PCAF Expands Global GHG Accounting Standard for Finance and Insurance
• The updated PCAF Standard adds new methodologies covering use-of-proceeds structures, securitisations, structured products, sub-sovereign debt, treaty reinsurance and project insurance.
• More than 100 experts from institutions across all regions contributed to the development process through PCAF’s industry-led working groups.
• The expansion equips banks, insurers and asset owners with clearer mechanisms to quantify financed and insurance-associated emissions, their “exposure to associated risks,” and forward-looking climate impacts.
The Partnership for Carbon Accounting Financials (PCAF) has released a sweeping update to the Global Greenhouse Gas Accounting and Reporting Standard for the Financial Industry, widening the scope of assets that banks, asset managers and insurers can measure across their financed and insurance-linked emissions. The move reflects rising pressure on financial institutions to provide more complete, decision-useful disclosures as global regulators advance climate-risk frameworks.
The latest package includes an update to the Financed Emissions Standard (Part A), new methods for Insurance-Associated Emissions (Part C), and a supplemental guidance document covering financed avoided emissions and forward-looking metrics. Together, these frameworks reshape how institutions assess the emissions they finance today and the climate consequences embedded in future balance sheets.

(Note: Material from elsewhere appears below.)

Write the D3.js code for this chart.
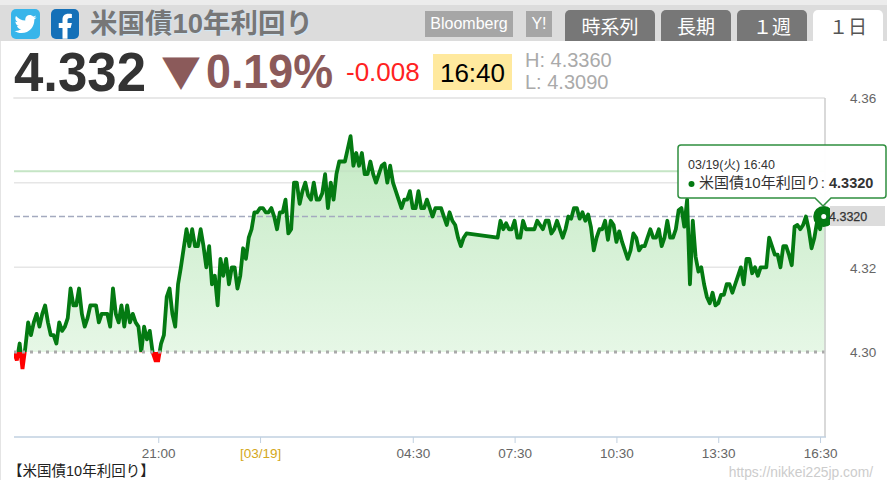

Expanding Coverage Across Complex Portfolios
PCAF said the revisions respond to the reality that modern portfolios rarely fit neatly into a single asset class and often combine loans, investments, insurance exposures and structured financial products. Standardising how to quantify emissions across this breadth has long been a challenge for climate-risk teams.
“Calculating GHG emissions of these portfolios is complex,” the organisation said. The new methods “close gaps, enabling institutions to account for emissions across relevant exposures” without altering the existing methodologies that many institutions have already embedded in reporting systems.
The update introduces four new financed-emissions methodologies that extend coverage to use-of-proceeds structures, securitisations and structured products, sub-sovereign debt, and optional reporting of undrawn loan commitments under IFRS S1 and S2. The changes also incorporate recommendations stemming from industry feedback on PCAF’s 2024 Inventory Fluctuation discussion paper.
On the insurance side, two new approaches for treaty reinsurance and project insurance bring a significant group of previously unaccounted-for exposures into scope.
A separate guidance document sets out guardrails for reporting financed avoided emissions and forward-looking emission metrics. These additions are designed to give financial institutions tools to assess future climate impact, not only historical emissions.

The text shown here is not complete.